REQUIRED WORK. Nothing may be dropped or altered: reproduce all the data.

[Start of GIVEN INFORMATION]

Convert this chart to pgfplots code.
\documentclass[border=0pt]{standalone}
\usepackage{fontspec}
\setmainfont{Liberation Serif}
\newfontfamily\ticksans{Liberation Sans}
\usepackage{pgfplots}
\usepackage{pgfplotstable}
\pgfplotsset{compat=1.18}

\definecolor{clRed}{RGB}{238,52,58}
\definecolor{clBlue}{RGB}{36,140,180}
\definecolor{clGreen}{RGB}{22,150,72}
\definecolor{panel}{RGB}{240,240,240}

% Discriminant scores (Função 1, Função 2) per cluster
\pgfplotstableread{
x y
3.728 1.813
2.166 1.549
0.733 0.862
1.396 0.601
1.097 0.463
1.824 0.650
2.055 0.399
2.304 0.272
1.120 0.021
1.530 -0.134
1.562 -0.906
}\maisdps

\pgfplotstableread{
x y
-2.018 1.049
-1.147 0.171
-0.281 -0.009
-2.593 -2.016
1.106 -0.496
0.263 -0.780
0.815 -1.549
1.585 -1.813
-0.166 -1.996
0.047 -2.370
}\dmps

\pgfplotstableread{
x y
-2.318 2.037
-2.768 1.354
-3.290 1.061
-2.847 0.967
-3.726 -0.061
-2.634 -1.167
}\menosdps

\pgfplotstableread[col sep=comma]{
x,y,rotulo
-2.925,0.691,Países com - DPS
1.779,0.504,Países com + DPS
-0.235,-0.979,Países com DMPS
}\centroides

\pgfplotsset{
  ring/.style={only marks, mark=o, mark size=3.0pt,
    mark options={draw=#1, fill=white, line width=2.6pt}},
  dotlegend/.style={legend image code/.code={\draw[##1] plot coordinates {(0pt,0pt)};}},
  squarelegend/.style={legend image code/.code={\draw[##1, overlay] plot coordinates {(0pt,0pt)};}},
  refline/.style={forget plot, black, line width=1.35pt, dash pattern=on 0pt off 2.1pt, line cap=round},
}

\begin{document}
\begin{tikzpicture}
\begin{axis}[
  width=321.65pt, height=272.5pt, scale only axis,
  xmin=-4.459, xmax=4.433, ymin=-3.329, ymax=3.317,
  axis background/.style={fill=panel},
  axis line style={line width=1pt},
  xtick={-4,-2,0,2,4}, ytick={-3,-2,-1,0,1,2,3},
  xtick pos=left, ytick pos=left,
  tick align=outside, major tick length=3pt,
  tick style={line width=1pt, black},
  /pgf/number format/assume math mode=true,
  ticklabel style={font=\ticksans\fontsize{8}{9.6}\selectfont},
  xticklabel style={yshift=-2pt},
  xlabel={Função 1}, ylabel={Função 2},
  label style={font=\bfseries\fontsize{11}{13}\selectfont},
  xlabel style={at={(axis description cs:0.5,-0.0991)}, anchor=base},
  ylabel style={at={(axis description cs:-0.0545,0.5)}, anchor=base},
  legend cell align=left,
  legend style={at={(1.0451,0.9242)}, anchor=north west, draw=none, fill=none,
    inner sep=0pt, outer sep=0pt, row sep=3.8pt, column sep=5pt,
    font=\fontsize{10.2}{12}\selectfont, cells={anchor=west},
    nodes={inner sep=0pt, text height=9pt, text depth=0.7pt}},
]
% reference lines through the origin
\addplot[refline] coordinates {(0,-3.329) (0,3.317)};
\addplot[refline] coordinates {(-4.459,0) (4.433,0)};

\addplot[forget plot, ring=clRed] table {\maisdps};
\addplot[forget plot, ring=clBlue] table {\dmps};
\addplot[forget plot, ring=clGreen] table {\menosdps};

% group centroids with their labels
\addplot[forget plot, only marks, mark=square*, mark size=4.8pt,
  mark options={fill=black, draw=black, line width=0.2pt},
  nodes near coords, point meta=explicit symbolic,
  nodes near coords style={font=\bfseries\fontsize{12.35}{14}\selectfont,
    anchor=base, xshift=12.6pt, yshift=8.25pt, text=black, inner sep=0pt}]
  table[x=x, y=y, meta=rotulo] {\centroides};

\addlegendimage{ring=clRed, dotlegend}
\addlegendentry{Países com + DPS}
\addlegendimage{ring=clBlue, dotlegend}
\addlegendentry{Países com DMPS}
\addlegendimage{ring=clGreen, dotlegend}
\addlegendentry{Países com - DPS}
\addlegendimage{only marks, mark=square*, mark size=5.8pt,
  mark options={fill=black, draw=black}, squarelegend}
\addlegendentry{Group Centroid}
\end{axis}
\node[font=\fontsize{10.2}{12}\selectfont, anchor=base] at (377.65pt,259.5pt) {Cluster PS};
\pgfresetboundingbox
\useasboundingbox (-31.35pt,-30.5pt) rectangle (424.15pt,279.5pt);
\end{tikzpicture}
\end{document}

[End of GIVEN INFORMATION]

ANSWER TO THE PROBLEM.
Convert this chart to pgfplots code.
\documentclass[border=0pt]{standalone}
\usepackage{fontspec}
\setmainfont{Liberation Serif}
\newfontfamily\ticksans{Liberation Sans}
\usepackage{pgfplots}
\usepackage{pgfplotstable}
\pgfplotsset{compat=1.18}

\definecolor{clRed}{RGB}{238,52,58}
\definecolor{clBlue}{RGB}{36,140,180}
\definecolor{clGreen}{RGB}{22,150,72}
\definecolor{panel}{RGB}{240,240,240}

% Discriminant scores (Função 1, Função 2) per cluster
\pgfplotstableread{
x y
3.728 1.813
2.166 1.549
0.733 0.862
1.396 0.601
1.097 0.463
1.824 0.650
2.055 0.399
2.304 0.272
1.120 0.021
1.530 -0.134
1.562 -0.906
}\maisdps

\pgfplotstableread{
x y
-2.018 1.049
-1.147 0.171
-0.281 -0.009
-2.593 -2.016
1.106 -0.496
0.263 -0.780
0.815 -1.549
1.585 -1.813
-0.166 -1.996
0.047 -2.370
}\dmps

\pgfplotstableread{
x y
-2.318 2.037
-2.768 1.354
-3.290 1.061
-2.847 0.967
-3.726 -0.061
-2.634 -1.167
}\menosdps

\pgfplotstableread[col sep=comma]{
x,y,rotulo
-2.925,0.691,Países com - DPS
1.779,0.504,Países com + DPS
-0.235,-0.979,Países com DMPS
}\centroides

\pgfplotsset{
  ring/.style={only marks, mark=o, mark size=3.0pt,
    mark options={draw=#1, fill=white, line width=2.6pt}},
  dotlegend/.style={legend image code/.code={\draw[##1] plot coordinates {(0pt,0pt)};}},
  squarelegend/.style={legend image code/.code={\draw[##1, overlay] plot coordinates {(0pt,0pt)};}},
  refline/.style={forget plot, black, line width=1.35pt, dash pattern=on 0pt off 2.1pt, line cap=round},
}

\begin{document}
\begin{tikzpicture}
\begin{axis}[
  width=321.65pt, height=272.5pt, scale only axis,
  xmin=-4.459, xmax=4.433, ymin=-3.329, ymax=3.317,
  axis background/.style={fill=panel},
  axis line style={line width=1pt},
  xtick={-4,-2,0,2,4}, ytick={-3,-2,-1,0,1,2,3},
  xtick pos=left, ytick pos=left,
  tick align=outside, major tick length=3pt,
  tick style={line width=1pt, black},
  /pgf/number format/assume math mode=true,
  ticklabel style={font=\ticksans\fontsize{8}{9.6}\selectfont},
  xticklabel style={yshift=-2pt},
  xlabel={Função 1}, ylabel={Função 2},
  label style={font=\bfseries\fontsize{11}{13}\selectfont},
  xlabel style={at={(axis description cs:0.5,-0.0991)}, anchor=base},
  ylabel style={at={(axis description cs:-0.0545,0.5)}, anchor=base},
  legend cell align=left,
  legend style={at={(1.0451,0.9242)}, anchor=north west, draw=none, fill=none,
    inner sep=0pt, outer sep=0pt, row sep=3.8pt, column sep=5pt,
    font=\fontsize{10.2}{12}\selectfont, cells={anchor=west},
    nodes={inner sep=0pt, text height=9pt, text depth=0.7pt}},
]
% reference lines through the origin
\addplot[refline] coordinates {(0,-3.329) (0,3.317)};
\addplot[refline] coordinates {(-4.459,0) (4.433,0)};

\addplot[forget plot, ring=clRed] table {\maisdps};
\addplot[forget plot, ring=clBlue] table {\dmps};
\addplot[forget plot, ring=clGreen] table {\menosdps};

% group centroids with their labels
\addplot[forget plot, only marks, mark=square*, mark size=4.8pt,
  mark options={fill=black, draw=black, line width=0.2pt},
  nodes near coords, point meta=explicit symbolic,
  nodes near coords style={font=\bfseries\fontsize{12.35}{14}\selectfont,
    anchor=base, xshift=12.6pt, yshift=8.25pt, text=black, inner sep=0pt}]
  table[x=x, y=y, meta=rotulo] {\centroides};

\addlegendimage{ring=clRed, dotlegend}
\addlegendentry{Países com + DPS}
\addlegendimage{ring=clBlue, dotlegend}
\addlegendentry{Países com DMPS}
\addlegendimage{ring=clGreen, dotlegend}
\addlegendentry{Países com - DPS}
\addlegendimage{only marks, mark=square*, mark size=5.8pt,
  mark options={fill=black, draw=black}, squarelegend}
\addlegendentry{Group Centroid}
\end{axis}
\node[font=\fontsize{10.2}{12}\selectfont, anchor=base] at (377.65pt,259.5pt) {Cluster PS};
\pgfresetboundingbox
\useasboundingbox (-31.35pt,-30.5pt) rectangle (424.15pt,279.5pt);
\end{tikzpicture}
\end{document}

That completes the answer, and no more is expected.